ART CRITIC TEXT
2024 - HUET Virginie
Architecte de formation, Agnès Dosmas Krier applique au lin les leçons du béton : d’après un croquis d’origine actant les proportions, elle répète un module de base, étalon commun à la structure qui, au bout du compte, habitera l’espace. Sur son métier à tisser, simplifié puis traditionnel, avec cadres et pédales, elle passe du plan au volume, alternant pleins et vides, chaînes et trames, hasardant des “jeux de points” sur un nombre prédéfini de fils. Contraints ou laissés libres, ils forment un ensemble solidaire, parfois amidonné, dont certains s’échappent en “nappes”, donnant à ses grilles ou cubes aux nuances sourdes une certaine profondeur. Ailleurs, le tissu plisse, s’enroule, tombe, se bombe, comme le pan d’un habit, le relief d’une carte, la cage d’un poumon.

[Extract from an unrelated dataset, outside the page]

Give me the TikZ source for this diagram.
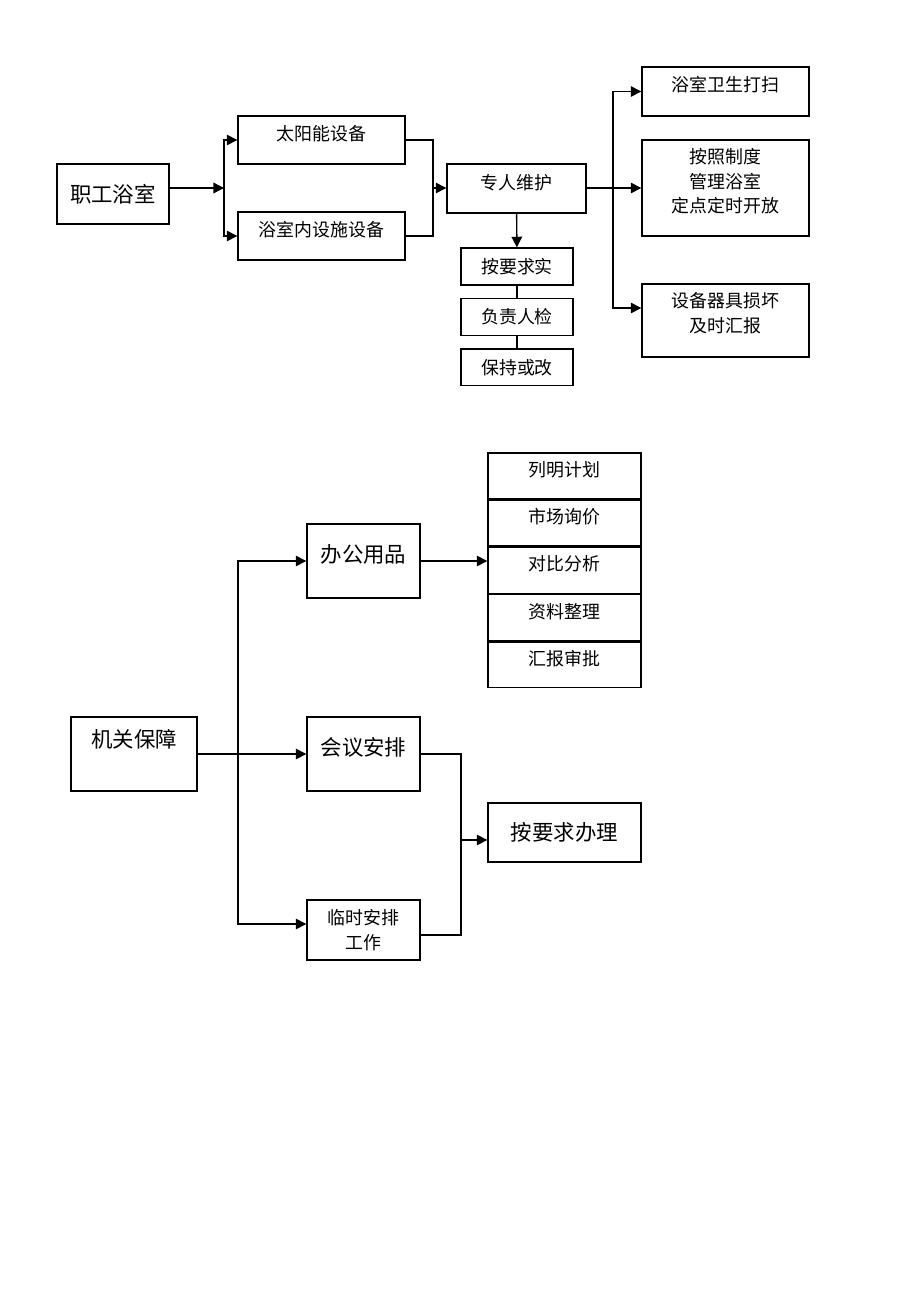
\documentclass[tikz,border=0pt]{standalone}
\usepackage{fontspec}
\setmainfont{Noto Sans CJK SC}
\usepackage{tikz}
\usetikzlibrary{arrows.meta, positioning, calc}

\begin{document}
\begin{tikzpicture}[
    x=0.02cm, y=-0.02cm,
    node distance=0.24cm,
    box/.style={rectangle, draw, line width=0.8pt, inner sep=2pt, align=center, font=\fontsize{10.2}{14}\selectfont},
    bigbox/.style={box, font=\fontsize{12.2}{15}\selectfont},
    lift/.style={text depth=#1},
    arrow/.style={-{Triangle[length=6pt,width=6pt]}, line width=0.8pt},
    line/.style={line width=0.8pt}
]
\useasboundingbox (0,0) rectangle (920,1302);

% Part 1: staff bathroom
\node[bigbox, minimum width=2.24cm, minimum height=1.2cm] (bath) at (113,194) {职工浴室};
\node[box, lift=0.3cm, minimum width=3.34cm, minimum height=0.96cm] (solar) at (321.5,140) {太阳能设备};
\node[box, lift=0.3cm, minimum width=3.34cm, minimum height=0.96cm] (facility) at (321.5,236) {浴室内设施设备};
\node[box, lift=0.26cm, minimum width=2.78cm, minimum height=0.98cm] (keeper) at (516.5,188.5) {专人维护};
\node[box, minimum width=2.24cm, minimum height=0.74cm] (check1) at (517,266.5) {按要求实};
\node[box, minimum width=2.24cm, minimum height=0.74cm, below=of check1] (check2) {负责人检};
\node[box, minimum width=2.24cm, minimum height=0.74cm, below=of check2] (check3) {保持或改};
\node[box, lift=0.3cm, minimum width=3.34cm, minimum height=0.98cm] (clean) at (725.5,91.5) {浴室卫生打扫};
\node[box, lift=0.3cm, minimum width=3.34cm, minimum height=1.92cm] (rule) at (725.5,188) {按照制度\\管理浴室\\定点定时开放};
\node[box, lift=0.32cm, minimum width=3.34cm, minimum height=1.46cm] (report) at (725.5,320.5) {设备器具损坏\\及时汇报};

\coordinate (split1) at (224,188);
\coordinate (join1) at (433,188);
\coordinate (split2) at (613,188);

\draw[arrow] (bath.east |- split1) -- (split1);
\draw[arrow] (split1) |- (solar.west);
\draw[arrow] (split1) |- (facility.west);
\draw[line] (solar.east) -| (join1) |- (facility.east);
\draw[arrow] (join1) -- (join1 -| keeper.west);
\draw[arrow] (keeper) -- (check1);
\draw[line] (check1) -- (check2);
\draw[line] (check2) -- (check3);
\draw[arrow] (keeper.east |- split2) -- (split2 -| rule.west);
\draw[arrow] (split2) |- (clean.west);
\draw[arrow] (split2) |- ([yshift=0.25cm]report.west);

% Part 2: office support
\node[bigbox, lift=0.61cm, minimum width=2.52cm, minimum height=1.48cm] (guard) at (134,754) {机关保障};
\node[bigbox, lift=0.3cm, minimum width=2.26cm, minimum height=1.48cm] (office) at (363.5,561) {办公用品};
\node[bigbox, lift=0.3cm, minimum width=2.26cm, minimum height=1.48cm] (meeting) at (363.5,754) {会议安排};
\node[box, minimum width=2.26cm, minimum height=1.2cm] (temp) at (363.5,930) {临时安排\\工作};

\node[box, lift=0.28cm, minimum width=3.06cm, minimum height=0.916cm] (plan1) at (564.5,476) {列明计划};
\node[box, lift=0.28cm, minimum width=3.06cm, minimum height=0.916cm, below=0cm of plan1] (plan2) {市场询价};
\node[box, lift=0.28cm, minimum width=3.06cm, minimum height=0.916cm, below=0cm of plan2] (plan3) {对比分析};
\node[box, lift=0.28cm, minimum width=3.06cm, minimum height=0.916cm, below=0cm of plan3] (plan4) {资料整理};
\node[box, lift=0.28cm, minimum width=3.06cm, minimum height=0.916cm, below=0cm of plan4] (plan5) {汇报审批};
\node[bigbox, minimum width=3.06cm, minimum height=1.18cm] (handle) at (564.5,832.5) {按要求办理};

\coordinate (split3) at (238,754);
\coordinate (join2) at (461,840);

\draw[arrow] (guard) -- (meeting);
\draw[arrow] (split3) |- (office.west);
\draw[arrow] (split3) |- ([yshift=0.12cm]temp.west);
\draw[arrow] (office.east) -- (office.east -| plan3.west);
\draw[line] (meeting.east) -| (join2) |- ([yshift=-0.1cm]temp.east);
\draw[arrow] (join2) -- (join2 -| handle.west);

\end{tikzpicture}
\end{document}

Dans le sillage de ses aînées Sheila Hicks, Lenore Tawney, ou Anni Albers, Agnès Dosmas Krier prend “le temps de faire”. Les prouesses l'indiffèrent et sa technique, élémentaire, lui suffit. Car il s’agit au fond de nouer une “relation” entre les dimensions, entre la matière et l’air, la lumière ou le mur, soit tout ce qui l’entoure. Dernièrement, fascinée par la beauté nue de simples épluchures, elle entrelace les peaux de fruits et légumes de saison, lesquelles ont, quand elles sèchent, de drôles de réactions : dans un dernier soupir, elles vrillent, et leurs couleurs fanées se mêlent à celles des fibres. Agnès Dosmas Krier consigne des traces. Ses outils et ses gestes, immuables, s’accordent au rythme sans heurts de la vie domestique.